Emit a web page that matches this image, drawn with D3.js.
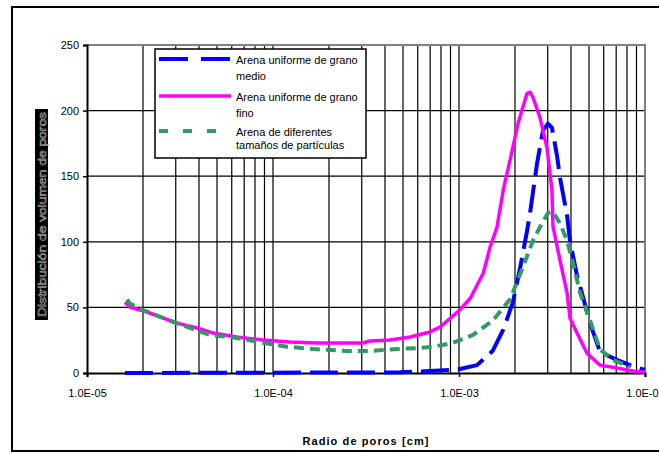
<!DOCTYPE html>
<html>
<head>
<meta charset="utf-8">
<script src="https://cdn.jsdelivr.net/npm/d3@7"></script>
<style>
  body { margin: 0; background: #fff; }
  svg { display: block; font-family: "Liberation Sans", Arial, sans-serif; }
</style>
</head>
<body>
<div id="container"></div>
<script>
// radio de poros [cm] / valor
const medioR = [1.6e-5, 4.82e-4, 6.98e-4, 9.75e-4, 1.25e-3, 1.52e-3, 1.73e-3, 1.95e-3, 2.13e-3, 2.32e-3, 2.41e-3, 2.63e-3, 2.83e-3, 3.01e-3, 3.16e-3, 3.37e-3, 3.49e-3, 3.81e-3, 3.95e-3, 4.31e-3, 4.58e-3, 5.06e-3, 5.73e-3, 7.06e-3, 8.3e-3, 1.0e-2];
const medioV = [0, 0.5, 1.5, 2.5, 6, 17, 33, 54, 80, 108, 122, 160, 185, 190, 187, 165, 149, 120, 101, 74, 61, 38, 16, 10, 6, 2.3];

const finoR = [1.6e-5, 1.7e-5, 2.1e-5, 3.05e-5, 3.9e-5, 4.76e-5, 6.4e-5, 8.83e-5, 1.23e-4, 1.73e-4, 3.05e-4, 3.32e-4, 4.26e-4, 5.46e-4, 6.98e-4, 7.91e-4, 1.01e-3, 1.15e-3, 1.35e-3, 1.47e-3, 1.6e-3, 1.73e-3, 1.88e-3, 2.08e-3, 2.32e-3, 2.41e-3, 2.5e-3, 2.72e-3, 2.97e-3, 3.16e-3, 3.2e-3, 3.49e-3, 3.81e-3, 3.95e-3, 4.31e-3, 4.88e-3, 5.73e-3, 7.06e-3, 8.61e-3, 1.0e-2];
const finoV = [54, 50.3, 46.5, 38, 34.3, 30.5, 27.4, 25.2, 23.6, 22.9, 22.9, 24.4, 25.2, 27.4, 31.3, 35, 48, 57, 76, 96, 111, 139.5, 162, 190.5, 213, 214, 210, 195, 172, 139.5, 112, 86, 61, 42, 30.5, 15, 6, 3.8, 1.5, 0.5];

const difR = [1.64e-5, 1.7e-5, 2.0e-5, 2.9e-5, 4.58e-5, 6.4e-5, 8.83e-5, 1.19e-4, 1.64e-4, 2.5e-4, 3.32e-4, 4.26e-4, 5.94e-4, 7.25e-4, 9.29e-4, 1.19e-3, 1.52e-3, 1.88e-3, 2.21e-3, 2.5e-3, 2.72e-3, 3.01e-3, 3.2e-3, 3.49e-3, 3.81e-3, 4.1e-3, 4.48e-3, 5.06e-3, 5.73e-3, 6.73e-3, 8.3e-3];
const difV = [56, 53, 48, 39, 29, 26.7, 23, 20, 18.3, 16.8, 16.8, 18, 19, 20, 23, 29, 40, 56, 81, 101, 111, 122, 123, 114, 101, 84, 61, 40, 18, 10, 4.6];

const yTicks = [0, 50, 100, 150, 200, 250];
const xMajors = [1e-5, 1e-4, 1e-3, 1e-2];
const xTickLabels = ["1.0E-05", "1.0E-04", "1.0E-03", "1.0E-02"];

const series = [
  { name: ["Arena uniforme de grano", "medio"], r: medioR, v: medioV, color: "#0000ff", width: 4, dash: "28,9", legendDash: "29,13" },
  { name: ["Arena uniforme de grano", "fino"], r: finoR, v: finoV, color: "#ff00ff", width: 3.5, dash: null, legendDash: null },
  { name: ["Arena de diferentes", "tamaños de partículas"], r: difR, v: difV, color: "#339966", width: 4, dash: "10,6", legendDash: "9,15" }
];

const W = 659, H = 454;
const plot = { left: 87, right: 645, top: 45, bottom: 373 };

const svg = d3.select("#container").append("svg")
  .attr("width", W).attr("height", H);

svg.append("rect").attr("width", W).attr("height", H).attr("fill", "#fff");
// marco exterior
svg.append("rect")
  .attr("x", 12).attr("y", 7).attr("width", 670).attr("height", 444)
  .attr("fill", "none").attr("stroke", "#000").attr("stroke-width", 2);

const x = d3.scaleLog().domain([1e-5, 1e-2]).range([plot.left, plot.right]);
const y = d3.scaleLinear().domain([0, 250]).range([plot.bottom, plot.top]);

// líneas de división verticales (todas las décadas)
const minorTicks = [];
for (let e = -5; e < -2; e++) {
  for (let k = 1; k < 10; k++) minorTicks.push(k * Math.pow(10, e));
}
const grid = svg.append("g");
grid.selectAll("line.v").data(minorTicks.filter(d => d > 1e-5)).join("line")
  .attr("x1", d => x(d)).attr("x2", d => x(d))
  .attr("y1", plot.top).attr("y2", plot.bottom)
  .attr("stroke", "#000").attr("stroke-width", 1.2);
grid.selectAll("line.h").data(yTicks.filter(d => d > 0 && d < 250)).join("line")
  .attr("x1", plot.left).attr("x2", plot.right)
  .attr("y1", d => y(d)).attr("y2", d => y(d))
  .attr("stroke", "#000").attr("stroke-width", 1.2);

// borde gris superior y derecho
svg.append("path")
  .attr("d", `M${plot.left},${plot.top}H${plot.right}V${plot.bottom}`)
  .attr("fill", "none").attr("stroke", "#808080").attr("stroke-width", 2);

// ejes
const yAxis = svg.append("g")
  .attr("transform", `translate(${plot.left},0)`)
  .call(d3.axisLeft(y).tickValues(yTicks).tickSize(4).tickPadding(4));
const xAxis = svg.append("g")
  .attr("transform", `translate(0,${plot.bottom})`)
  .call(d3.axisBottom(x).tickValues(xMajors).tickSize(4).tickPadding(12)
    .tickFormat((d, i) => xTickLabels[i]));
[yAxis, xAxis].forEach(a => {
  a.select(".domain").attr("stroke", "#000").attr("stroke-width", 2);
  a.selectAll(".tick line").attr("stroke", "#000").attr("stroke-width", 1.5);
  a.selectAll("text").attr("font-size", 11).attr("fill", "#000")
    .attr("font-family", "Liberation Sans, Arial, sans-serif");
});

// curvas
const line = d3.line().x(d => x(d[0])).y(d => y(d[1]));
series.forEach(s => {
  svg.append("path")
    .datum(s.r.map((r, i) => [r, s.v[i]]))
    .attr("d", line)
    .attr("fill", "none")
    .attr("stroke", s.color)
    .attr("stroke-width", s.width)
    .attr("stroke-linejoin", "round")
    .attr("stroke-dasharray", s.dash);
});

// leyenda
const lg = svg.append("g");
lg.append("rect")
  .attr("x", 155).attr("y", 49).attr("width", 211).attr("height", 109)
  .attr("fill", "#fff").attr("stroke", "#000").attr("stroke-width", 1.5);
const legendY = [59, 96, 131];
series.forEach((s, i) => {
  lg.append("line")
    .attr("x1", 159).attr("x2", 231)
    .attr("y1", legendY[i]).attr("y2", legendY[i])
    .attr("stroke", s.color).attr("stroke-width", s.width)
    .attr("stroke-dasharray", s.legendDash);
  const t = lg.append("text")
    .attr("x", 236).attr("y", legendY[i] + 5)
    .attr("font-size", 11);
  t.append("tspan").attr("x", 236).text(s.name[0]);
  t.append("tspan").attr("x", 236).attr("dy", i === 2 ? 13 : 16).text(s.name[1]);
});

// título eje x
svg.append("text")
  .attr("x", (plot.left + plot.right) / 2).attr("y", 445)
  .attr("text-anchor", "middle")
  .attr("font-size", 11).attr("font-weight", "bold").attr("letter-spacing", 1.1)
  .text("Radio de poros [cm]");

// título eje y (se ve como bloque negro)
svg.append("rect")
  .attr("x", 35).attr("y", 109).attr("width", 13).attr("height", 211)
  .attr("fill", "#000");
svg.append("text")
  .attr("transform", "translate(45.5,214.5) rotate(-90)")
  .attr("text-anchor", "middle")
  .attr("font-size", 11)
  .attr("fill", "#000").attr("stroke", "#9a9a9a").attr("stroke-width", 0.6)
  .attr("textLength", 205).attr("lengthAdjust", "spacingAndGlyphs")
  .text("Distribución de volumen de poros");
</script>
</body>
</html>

○ ○ ○ ○ ○ ○ ○

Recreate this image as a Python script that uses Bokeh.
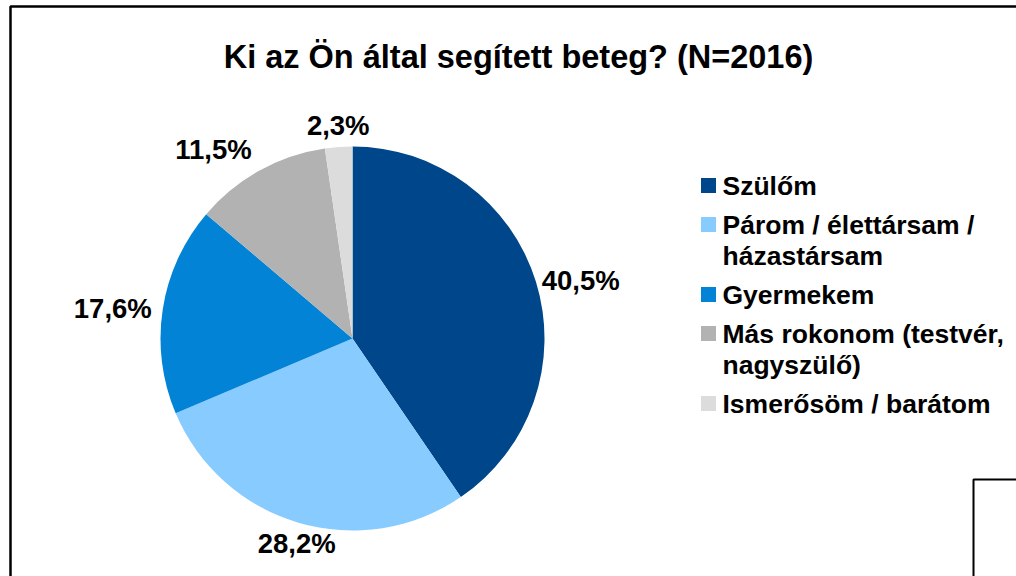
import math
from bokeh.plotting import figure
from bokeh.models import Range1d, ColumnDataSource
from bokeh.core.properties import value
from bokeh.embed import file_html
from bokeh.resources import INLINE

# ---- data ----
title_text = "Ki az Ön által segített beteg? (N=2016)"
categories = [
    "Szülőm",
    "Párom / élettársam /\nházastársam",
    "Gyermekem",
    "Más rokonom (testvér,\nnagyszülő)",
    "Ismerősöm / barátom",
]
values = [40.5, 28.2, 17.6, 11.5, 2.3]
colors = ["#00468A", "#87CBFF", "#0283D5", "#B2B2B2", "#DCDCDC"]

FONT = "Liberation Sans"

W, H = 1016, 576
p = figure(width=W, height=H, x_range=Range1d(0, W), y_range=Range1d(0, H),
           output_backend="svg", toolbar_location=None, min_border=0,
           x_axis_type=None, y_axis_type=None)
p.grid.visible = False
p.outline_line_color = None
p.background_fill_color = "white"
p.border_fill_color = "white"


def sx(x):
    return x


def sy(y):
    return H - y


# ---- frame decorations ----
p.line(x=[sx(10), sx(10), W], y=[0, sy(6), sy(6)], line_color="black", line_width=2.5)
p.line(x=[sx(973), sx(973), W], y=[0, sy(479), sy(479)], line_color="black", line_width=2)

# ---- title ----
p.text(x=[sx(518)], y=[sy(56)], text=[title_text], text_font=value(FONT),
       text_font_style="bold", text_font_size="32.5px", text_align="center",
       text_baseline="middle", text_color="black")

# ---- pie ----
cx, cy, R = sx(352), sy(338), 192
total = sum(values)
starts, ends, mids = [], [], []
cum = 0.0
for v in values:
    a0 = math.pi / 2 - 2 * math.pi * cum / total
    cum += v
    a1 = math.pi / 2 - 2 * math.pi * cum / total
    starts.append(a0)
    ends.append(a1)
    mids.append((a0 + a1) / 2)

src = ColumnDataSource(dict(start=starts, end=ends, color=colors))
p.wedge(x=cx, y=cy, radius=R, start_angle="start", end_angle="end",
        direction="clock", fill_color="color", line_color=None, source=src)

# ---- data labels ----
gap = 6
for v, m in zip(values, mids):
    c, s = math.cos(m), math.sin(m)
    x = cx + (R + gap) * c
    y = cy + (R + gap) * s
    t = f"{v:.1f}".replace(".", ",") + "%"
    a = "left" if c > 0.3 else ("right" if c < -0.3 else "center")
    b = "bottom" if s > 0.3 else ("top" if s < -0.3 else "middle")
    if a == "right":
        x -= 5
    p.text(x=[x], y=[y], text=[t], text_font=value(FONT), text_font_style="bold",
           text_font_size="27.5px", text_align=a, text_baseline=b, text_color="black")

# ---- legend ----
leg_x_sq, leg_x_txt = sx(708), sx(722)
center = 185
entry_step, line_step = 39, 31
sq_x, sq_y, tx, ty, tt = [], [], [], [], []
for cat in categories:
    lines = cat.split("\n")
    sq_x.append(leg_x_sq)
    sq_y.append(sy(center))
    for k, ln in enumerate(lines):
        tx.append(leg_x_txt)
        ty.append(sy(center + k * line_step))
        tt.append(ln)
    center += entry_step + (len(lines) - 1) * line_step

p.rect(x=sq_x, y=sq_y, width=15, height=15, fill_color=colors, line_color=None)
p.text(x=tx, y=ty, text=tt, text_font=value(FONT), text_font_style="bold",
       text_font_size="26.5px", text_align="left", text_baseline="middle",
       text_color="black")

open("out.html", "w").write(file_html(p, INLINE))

○ ○ ○ ○ ○ ○ ○

Goal:
Reproduce only the lines running from the one that has "Emit a web page" through the one that has "10, 6, 2.3];", ends included. Any pictures in that stretch should not be copied.

Response:
Emit a web page that matches this image, drawn with D3.js.
<!DOCTYPE html>
<html>
<head>
<meta charset="utf-8">
<script src="https://cdn.jsdelivr.net/npm/d3@7"></script>
<style>
  body { margin: 0; background: #fff; }
  svg { display: block; font-family: "Liberation Sans", Arial, sans-serif; }
</style>
</head>
<body>
<div id="container"></div>
<script>
// radio de poros [cm] / valor
const medioR = [1.6e-5, 4.82e-4, 6.98e-4, 9.75e-4, 1.25e-3, 1.52e-3, 1.73e-3, 1.95e-3, 2.13e-3, 2.32e-3, 2.41e-3, 2.63e-3, 2.83e-3, 3.01e-3, 3.16e-3, 3.37e-3, 3.49e-3, 3.81e-3, 3.95e-3, 4.31e-3, 4.58e-3, 5.06e-3, 5.73e-3, 7.06e-3, 8.3e-3, 1.0e-2];
const medioV = [0, 0.5, 1.5, 2.5, 6, 17, 33, 54, 80, 108, 122, 160, 185, 190, 187, 165, 149, 120, 101, 74, 61, 38, 16, 10, 6, 2.3];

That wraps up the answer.